Armés contre des crimes imprescriptibles

La Cour pénale internationale et d’autres autorités pourraient ouvrir dans le futur des procédures pour des crimes de guerre perpétrés en Ukraine. Aujourd’hui, il s’agit de recueillir des indices et témoignages sur ces crimes imprescriptibles.

24 février 2022 : réveil avec une nouvelle dramatique. Au petit matin, la Russie a engagé ses troupes en territoire ukrainien. Les bombes pleuvent. Abasourdi, le monde a les yeux rivés sur les atrocités diffusées dans les médias. Rapidement, les premiers échos de potentiels crimes de guerre – comme à Boutcha – arrivent en Suisse.

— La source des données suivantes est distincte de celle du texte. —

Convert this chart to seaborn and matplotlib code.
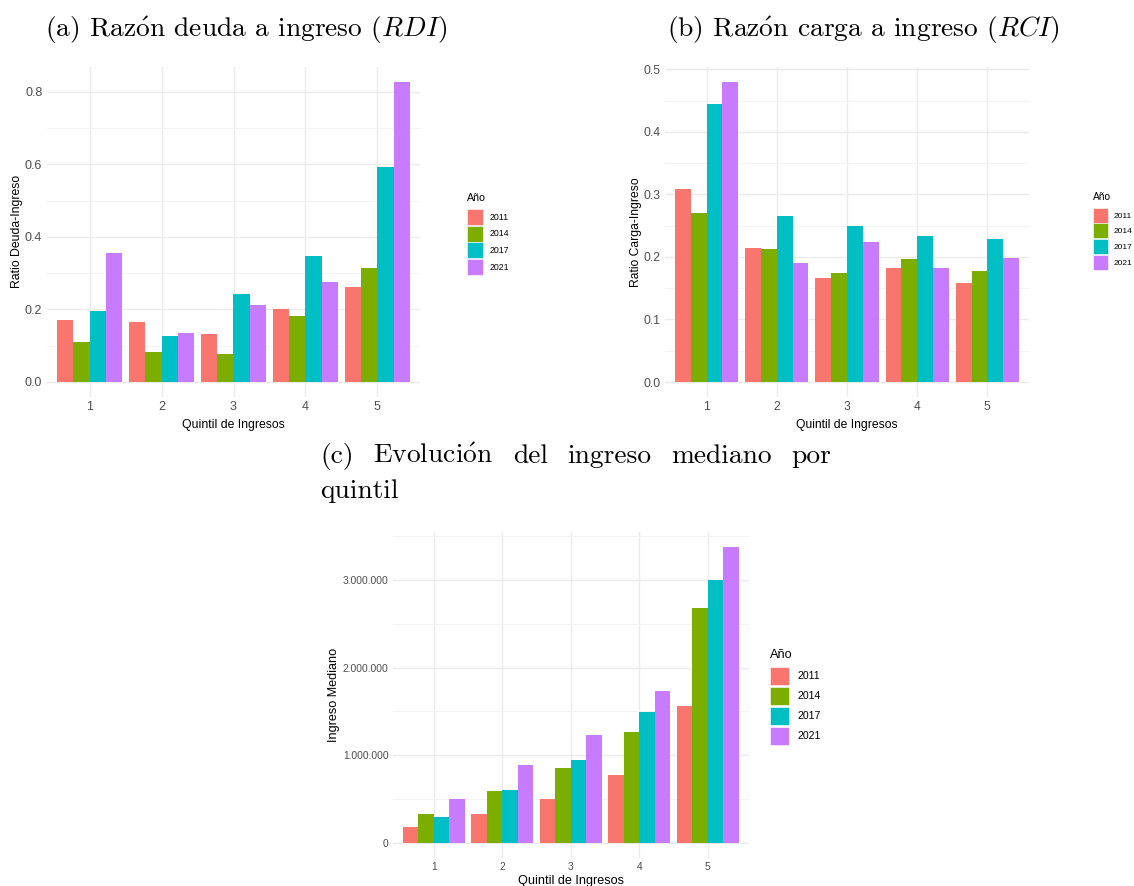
import matplotlib
matplotlib.use("Agg")
import matplotlib.pyplot as plt
from matplotlib.ticker import MultipleLocator, FuncFormatter
import numpy as np
import pandas as pd
import seaborn as sns

# ---------------------------------------------------------------- data
quintiles = ["1", "2", "3", "4", "5"]
years = ["2011", "2014", "2017", "2021"]
colors = ["#F8766D", "#7CAE00", "#00BFC4", "#C77CFF"]

# Razón deuda a ingreso (RDI) por quintil
rdi_2011 = [0.171, 0.164, 0.132, 0.200, 0.263]
rdi_2014 = [0.111, 0.083, 0.077, 0.183, 0.315]
rdi_2017 = [0.196, 0.127, 0.242, 0.347, 0.594]
rdi_2021 = [0.356, 0.136, 0.213, 0.276, 0.828]

# Razón carga a ingreso (RCI) por quintil
rci_2011 = [0.308, 0.215, 0.166, 0.183, 0.158]
rci_2014 = [0.270, 0.213, 0.175, 0.197, 0.178]
rci_2017 = [0.445, 0.265, 0.249, 0.234, 0.229]
rci_2021 = [0.479, 0.191, 0.224, 0.182, 0.199]

# Ingreso mediano por quintil
ing_2011 = [183000, 324000, 499000, 778000, 1567000]
ing_2014 = [324000, 587000, 850000, 1266000, 2680000]
ing_2017 = [297000, 602000, 942000, 1490000, 2996000]
ing_2021 = [496000, 892000, 1235000, 1734000, 3381000]

W, H = 1134, 886

plt.rcParams["font.family"] = ["Liberation Sans", "DejaVu Sans"]
plt.rcParams["mathtext.fontset"] = "cm"

fig = plt.figure(figsize=(W / 100, H / 100), dpi=100)
fig.patch.set_facecolor("white")


def px_axes(x0, y0, x1, y1):
    """Axes from pixel box (left, top, right, bottom)."""
    return fig.add_axes([x0 / W, 1 - y1 / H, (x1 - x0) / W, (y1 - y0) / H])


def long_frame(series):
    rows = []
    for yr, vals in zip(years, series):
        for q, v in zip(quintiles, vals):
            rows.append({"Quintil": q, "Año": yr, "valor": v})
    return pd.DataFrame(rows)


def panel(ax, series, ylabel, major, fmt, tick_fs, lab_fs, xlabpad, ylabpad,
          leg_anchor, leg_fs, leg_title_fs, key_w, key_h, key_gap, text_pad,
          title_gap):
    df = long_frame(series)
    sns.barplot(data=df, x="Quintil", y="valor", hue="Año", order=quintiles,
                hue_order=years, palette=colors, width=0.9, saturation=1,
                linewidth=0, errorbar=None, ax=ax)
    ymax = df["valor"].max()
    ax.set_xlim(-0.6, len(quintiles) - 0.4)
    ax.set_ylim(-0.05 * ymax, 1.05 * ymax)
    for s in ax.spines.values():
        s.set_visible(False)
    ax.set_axisbelow(True)
    ax.yaxis.set_major_locator(MultipleLocator(major))
    ax.yaxis.set_minor_locator(MultipleLocator(major / 2))
    ax.yaxis.set_major_formatter(FuncFormatter(fmt))
    ax.grid(which="major", color="#EBEBEB", lw=1.0)
    ax.grid(which="minor", axis="y", color="#F3F3F3", lw=0.7)
    ax.tick_params(which="both", length=0, labelsize=tick_fs,
                   labelcolor="#4D4D4D", pad=3)
    ax.set_xlabel("Quintil de Ingresos", fontsize=lab_fs, labelpad=xlabpad)
    ax.set_ylabel(ylabel, fontsize=lab_fs, labelpad=ylabpad)

    handles, labels = ax.get_legend_handles_labels()
    ax.get_legend().remove()
    for h in handles:
        h.set_edgecolor("white")
        h.set_linewidth(0.4)
    # legend key geometry, in points
    fs = leg_fs
    kw, kh = key_w * 0.72, key_h * 0.72
    hh = (kh / fs - 0.245) / 0.65
    leg = ax.legend(handles, labels, title="Año", loc="upper left",
                    bbox_to_anchor=(leg_anchor[0] / W, 1 - leg_anchor[1] / H),
                    bbox_transform=fig.transFigure, frameon=False, borderpad=0,
                    fontsize=leg_fs,
                    title_fontproperties={"size": leg_title_fs},
                    handlelength=kw / fs, handleheight=hh,
                    labelspacing=key_gap * 0.72 / fs,
                    handletextpad=text_pad * 0.72 / fs, alignment="left")
    leg._legend_box.sep = title_gap
    return leg


ratio_fmt = lambda v, p: f"{v:.1f}"
peso_fmt = lambda v, p: f"{int(round(v)):,}".replace(",", ".")

ax_a = px_axes(46.5, 66.6, 420.5, 397)
panel(ax_a, [rdi_2011, rdi_2014, rdi_2017, rdi_2021], "Ratio Deuda-Ingreso",
      0.2, ratio_fmt, 9, 8.8, 4, 1.5, (463, 189), 6.3, 7.7, 16, 16, 0.7, 6, 4)

ax_b = px_axes(664.6, 67.5, 1029.4, 397)
panel(ax_b, [rci_2011, rci_2014, rci_2017, rci_2021], "Ratio Carga-Ingreso",
      0.1, ratio_fmt, 8.7, 8.7, 4, 1.0, (1089, 188), 6.0, 7.3, 15, 15, 0.7, 5, 4)

ax_c = px_axes(392.6, 532, 748.8, 857.5)
panel(ax_c, [ing_2011, ing_2014, ing_2017, ing_2021], "Ingreso Mediano",
      1000000, peso_fmt, 7.4, 9.1, 2.5, 2.0, (765, 644), 7.6, 9.2, 18.3, 18.3,
      1.7, 9, 4)

# ---------------------------------------------------------------- titles
title_font = dict(family=["cmr10", "DejaVu Serif"], size=19.8, color="black")
o_acute = r"$\mathrm{\acute{o}}$"
fig.text(45 / W, 1 - 37 / H, f"(a) Raz{o_acute}n deuda a ingreso ($RDI$)",
         ha="left", va="baseline", **title_font)
fig.text(667 / W, 1 - 37 / H, f"(b) Raz{o_acute}n carga a ingreso ($RCI$)",
         ha="left", va="baseline", **title_font)

# justified first line of the (c) caption
words = ["(c)", f"Evoluci{o_acute}n", "del", "ingreso", "mediano", "por"]
line_x0, line_x1 = 320, 831
word_texts = [fig.text(0, 1 - 463 / H, w, ha="left", va="baseline", **title_font)
              for w in words]
fig.canvas.draw()
renderer = fig.canvas.get_renderer()
widths = [t.get_window_extent(renderer).width for t in word_texts]
space = (line_x1 - line_x0 - sum(widths)) / (len(words) - 1)
x = line_x0
for t, w in zip(word_texts, widths):
    t.set_x(x / W)
    x += w + space
fig.text(line_x0 / W, 1 - 498 / H, "quintil", ha="left", va="baseline",
         **title_font)

fig.savefig("out.png", dpi=100, facecolor="white")
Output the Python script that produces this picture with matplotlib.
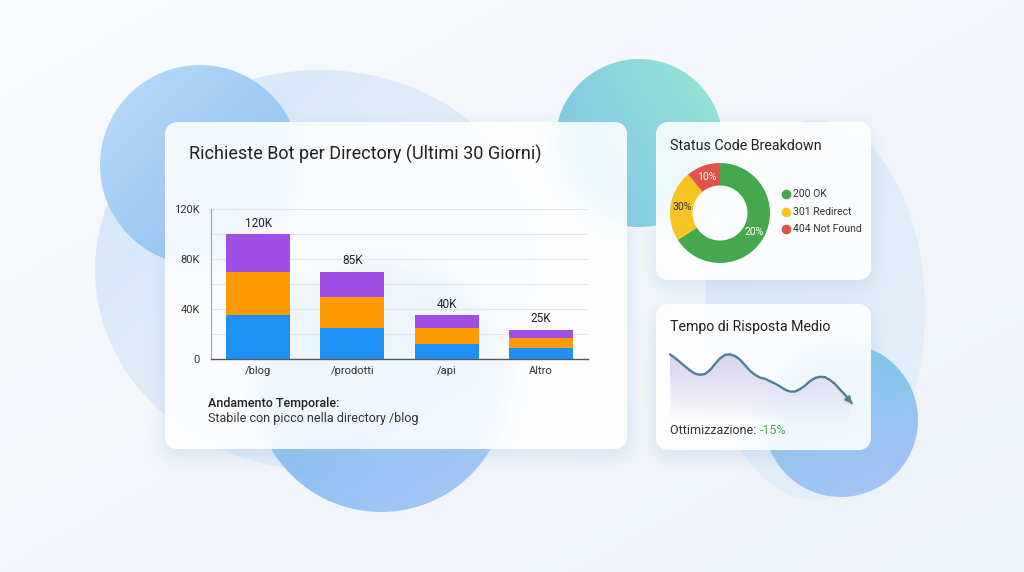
import numpy as np
import matplotlib
matplotlib.use('Agg')
import matplotlib.pyplot as plt
from matplotlib.colors import to_rgb

plt.rcParams['font.family'] = ['Roboto', 'DejaVu Sans']

## dati del grafico a barre
categorie = ['/blog', '/prodotti', '/api', 'Altro']
blu = [35, 25, 12, 8.5]
arancio = [35, 25, 13, 8.5]
viola = [30, 20, 10, 6.5]
etichette = ['120K', '85K', '40K', '25K']
yticks = [0, 40, 80, 120]
ytick_lab = ['0', '40K', '80K', '120K']

## dati della ciambella
stati = ['200 OK', '301 Redirect', '404 Not Found']
quote = [66, 23, 11]
quote_lab = ['20%', '30%', '10%']
col_stati = ['#45a84c', '#f6c423', '#e0524a']

## tempo di risposta medio (ms), un campione ogni passo
tempo = [319, 310, 300, 289, 279, 271, 268, 270, 280, 295, 309, 318, 319, 315, 306, 292,
         278, 268, 261, 258, 252, 246, 239, 231, 226, 226, 232, 241, 252, 260, 263, 262,
         255, 245, 231, 218, 202]
tempo_fine = 190

W, H = 1024, 572
yy, xx = np.mgrid[0:H, 0:W] + 0.5

def rgb(h):
  return np.array(to_rgb(h))

def blob(img, cx, cy, rx, ry, c1, c2, alpha, gdir=(1, 1)):
  d = np.sqrt(((xx - cx) / rx) ** 2 + ((yy - cy) / ry) ** 2)
  m = np.clip((1 - d) * min(rx, ry) + 0.5, 0, 1) * alpha
  gx, gy = np.array(gdir) / np.hypot(*gdir)
  g = np.clip(((xx - cx) * gx + (yy - cy) * gy) / (2 * max(rx, ry)) + 0.5, 0, 1)[..., None]
  col = rgb(c1) * (1 - g) + rgb(c2) * g
  return img * (1 - m[..., None]) + col * m[..., None]

def box_blur(a, r):
  for ax in (0, 1):
    a = np.swapaxes(a, 0, ax)
    pad = np.concatenate([np.repeat(a[:1], r, 0), a, np.repeat(a[-1:], r, 0)], 0)
    cs = np.cumsum(pad, 0)
    cs = np.concatenate([np.zeros_like(cs[:1]), cs], 0)
    a = (cs[2 * r + 1:] - cs[:-2 * r - 1]) / (2 * r + 1)
    a = np.swapaxes(a, 0, ax)
  return a

def rrect(x0, y0, x1, y1, rad):
  cx, cy = (x0 + x1) / 2, (y0 + y1) / 2
  qx = np.abs(xx - cx) - ((x1 - x0) / 2 - rad)
  qy = np.abs(yy - cy) - ((y1 - y0) / 2 - rad)
  sd = np.hypot(np.maximum(qx, 0), np.maximum(qy, 0)) + np.minimum(np.maximum(qx, qy), 0) - rad
  return np.clip(0.5 - sd, 0, 1)

## sfondo
t = (xx / W * 0.5 + yy / H * 0.5)[..., None]
img = rgb('#f9fbfd') * (1 - t) + rgb('#edf2f8') * t
img = blob(img, 320, 270, 225, 200, '#d0e4f8', '#e4eefa', 0.8)
img = blob(img, 815, 310, 110, 190, '#d5e7f8', '#e2eefa', 0.8)
img = blob(img, 200, 165, 100, 100, '#b3d7f7', '#8dc0f0', 1.0)
img = blob(img, 639, 143, 84, 84, '#7cc6e4', '#93e2d6', 1.0, (1, -0.6))
img = blob(img, 381, 385, 127, 127, '#6fb8ea', '#a2c6f6', 1.0, (0.6, 1))
img = blob(img, 841, 420, 77, 77, '#79c6e6', '#a6c3f6', 1.0, (0.4, 1))

cards = [(165, 122, 627, 449), (656, 122, 871, 280), (656, 304, 871, 450)]
blurred = img.copy()
for k in range(3):
  blurred = box_blur(blurred, 12)

for (x0, y0, x1, y1) in cards:
  sh = box_blur(rrect(x0 - 2, y0 + 4, x1 + 2, y1 + 8, 12), 10)
  sh = box_blur(sh, 8)[..., None] * 0.35
  img = img * (1 - sh) + rgb('#a9c6e6') * sh
for (x0, y0, x1, y1) in cards:
  m = rrect(x0, y0, x1, y1, 12)[..., None]
  face = blurred * 0.13 + rgb('#ffffff') * 0.87
  img = img * (1 - m) + face * m

fig = plt.figure(figsize=(10.24, 5.72), dpi=100)
bg = fig.add_axes([0, 0, 1, 1])
bg.imshow(np.clip(img, 0, 1), extent=(0, W, H, 0), interpolation='none')
bg.set_xlim(0, W)
bg.set_ylim(H, 0)
bg.axis('off')

def box(x0, y0, x1, y1):
  return [x0 / W, 1 - y1 / H, (x1 - x0) / W, (y1 - y0) / H]

## testi
bg.text(189, 160, 'Richieste Bot per Directory (Ultimi 30 Giorni)', fontsize=13, color='#222222', va='baseline')
bg.text(208, 407, 'Andamento Temporale:', fontsize=9, fontweight='medium', color='#222222', va='baseline')
bg.text(208, 422, 'Stabile con picco nella directory /blog', fontsize=9, color='#333333', va='baseline')
bg.text(670, 150, 'Status Code Breakdown', fontsize=10.3, color='#222222', va='baseline')
bg.text(670, 331.5, 'Tempo di Risposta Medio', fontsize=10.2, color='#222222', va='baseline')
tt = bg.text(670, 434, 'Ottimizzazione: ', fontsize=9, color='#333333', va='baseline')
bg.annotate('-15%', xycoords=tt, xy=(1, 0), va='bottom', fontsize=9, color='#4caa55')

## barre
ax1 = fig.add_axes(box(211, 209, 588, 359))
ax1.set_facecolor('none')
x = np.arange(len(categorie))
ax1.bar(x, blu, 0.68, color='#1f90f4', zorder=3)
ax1.bar(x, arancio, 0.68, bottom=blu, color='#ff9a02', zorder=3)
tot = np.array(blu) + np.array(arancio)
ax1.bar(x, viola, 0.68, bottom=tot, color='#a04fe4', zorder=3)
for i, lab in enumerate(etichette):
  ax1.annotate(lab, (x[i], tot[i] + viola[i]), xytext=(0, 3), textcoords='offset points',
               ha='center', va='bottom', fontsize=8.5, color='#222222')
ax1.set_xlim(-0.5, 3.5)
ax1.set_ylim(0, 120)
ax1.set_yticks(yticks)
ax1.set_yticklabels(ytick_lab)
ax1.set_yticks([20, 60, 100], minor=True)
ax1.set_xticks(x)
ax1.set_xticklabels(categorie)
ax1.grid(axis='y', which='both', color='#e2e5ea', lw=0.8, zorder=0)
ax1.tick_params(axis='both', which='both', length=0, labelsize=8, colors='#333333')
ax1.tick_params(axis='y', pad=8)
ax1.tick_params(axis='x', pad=5)
for s in ['top', 'right']:
  ax1.spines[s].set_visible(False)
ax1.spines['left'].set_color('#9aa0a8')
ax1.spines['left'].set_linewidth(0.8)
ax1.spines['bottom'].set_color('#555555')
ax1.spines['bottom'].set_linewidth(1.0)

## ciambella
ax2 = fig.add_axes(box(670, 163, 770, 263))
wedges, _ = ax2.pie(quote, colors=col_stati, startangle=90, counterclock=False, radius=1,
                    wedgeprops=dict(width=0.45, edgecolor='none'))
for w, lab, c in zip(wedges, quote_lab, ['white', '#333333', 'white']):
  ang = np.deg2rad((w.theta1 + w.theta2) / 2)
  ax2.text(0.775 * np.cos(ang), 0.775 * np.sin(ang), lab, ha='center', va='center', fontsize=7.5, color=c)
ax2.set_xlim(-1, 1)
ax2.set_ylim(-1, 1)
ax2.axis('off')
for i, (s, c) in enumerate(zip(stati, col_stati)):
  bg.plot(785.7, 194.3 + 17.4 * i, 'o', ms=6, color=c)
  bg.text(793, 194.3 + 17.4 * i, s, fontsize=7.5, color='#333333', va='center')

## linea tempo di risposta
ax3 = fig.add_axes(box(665, 345, 860, 420))
ax3.set_facecolor('none')
xt = np.arange(len(tempo))
poly = ax3.fill_between(xt, tempo, 155, color='none')
grad = np.zeros((100, 2, 4))
grad[..., :3] = rgb('#d8d4ee')
grad[..., 3] = np.linspace(1.0, 0.0, 100)[:, None] ** 0.8
im = ax3.imshow(grad, extent=(0, xt[-1], 155, 320), aspect='auto', origin='upper')
im.set_clip_path(poly.get_paths()[0], transform=ax3.transData)
ax3.plot(xt, tempo, color='#4f8195', lw=1.7, solid_capstyle='round', solid_joinstyle='round')
ax3.annotate('', xy=(xt[-1] + 0.8, tempo_fine), xytext=(xt[-1], tempo[-1]),
             arrowprops=dict(arrowstyle='-|>', color='#4f8195', lw=1.7, mutation_scale=9))
ax3.set_xlim(-1, 38)
ax3.set_ylim(155, 342.5)
ax3.axis('off')

fig.savefig('out.png', dpi=100)
plt.close()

Que peut faire le reste de l’Europe ? Dans plusieurs pays, les autorités s’organisent. Grâce à Europol, la démarche de recueil de témoignages de victimes ou témoins de crimes de guerre, et autres violations du droit pénal international, se répand. Le but est clair : les coupables doivent payer pour leurs actes. Le recueil et la préservation des déclarations et preuves permettra de répondre rapidement et de manière ciblée à des procédures pénales ou demandes d'entraide judiciaire ultérieures. Europol filtre, analyse, trie et rassemble ces témoignages. Recueillir et préserver les preuves aujourd’hui, c’est un pas vers la justice pour les victimes de ces atrocités et leurs proches. C’est aussi une épée de Damoclès au-dessus de la tête des auteurs de crimes de guerre.

La Suisse réagit vite. Entre fedpol, le Secrétariat d’Etat aux migrations (SEM) et le Ministère public de la Confédération, la coordination se met en place dès la mi-mars. Comment et sous quelle forme recueillir des souvenirs si douloureux, si vivides ? Il faut pouvoir sécuriser des éventuelles photographies, des vidéos ou encore sons, qui peuvent être des preuves précieuses.

Un portail à témoignages

En moins de 10 jours, avec le travail intensif d’un personnel aux qualifications diverses – enquêtrices, analystes, traducteurs, spécialistes en informatique, juristes, procureures, spécialistes en politiques d’asile – un portail web est créé. Des contacts directs sont ensuite organisés avec les personnes ayant transmis leurs témoignages via le portail. C’est le cas de Nataliya*. Elle s’annonce via le portail et très rapidement, elle est contactée par des enquêtrices et enquêteurs spécialisés de la police judiciaire fédérale. Un rendez-vous est fixé. Lors de l’entretien, les clarifications sont menées avec la prudence nécessaire : les informations sont documentées et préparées en vue d'une éventuelle procédure pénale future.

Les enquêtrices et enquêteurs de fedpol suivent aussi des pistes provenant de sources ouvertes ou de diverses indications. Ils vont au contact de témoins potentiels. 11 investigations policières ont ainsi été menées sur l’année 2022.

Les témoins ou victimes de crimes de guerre se déplacent parfois dans plusieurs pays avant de trouver refuge et ne font que passer par la Suisse. À l’automne 2022, fedpol prend contact avec Dimitri*. Une première audition a lieu. Mais Dimitri part quelques jours plus tard en Angleterre, rejoindre sa famille. Son témoignage ne sera pas perdu : les enquêteurs l’orientent vers le service anglais. Il pourra y faire une déposition complète. C’est la force de la collaboration et la coopération de police internationale.

Que fait fepdol dans le contexte de la guerre en Ukraine ?

Grâce aux auditions menées en 2022, plusieurs informations ont été transmises à Europol. Le recueil de témoignage n’est pas la seule initiative entreprise par fedpol. Une Task Force Ukraine a été mise en place avec un pôle d’experts de différents domaines qui appréhendent et anticipent les problématiques liées au travail de police. Par exemple, fedpol coordonne l’échange d’informations policières avec les autorités compétentes dans le contexte de la loi sur les embargos, la loi sur les armes et la loi sur l’aviation. Pour garantir la sécurité de la Suisse.

Régulièrement, des échanges sont organisés avec d’autres partenaires : SEM, l’Office fédérale de la douane et de la sécurité des frontières, Service de Renseignement de la Confédération, l’Etat-major de conduite de la police de la Conférence des commandantes et commandants des polices cantonales de Suisse. Ce n’est qu’avec un échange proactif d’informations que l’on peut surmonter au mieux les défis d’une situation de crise.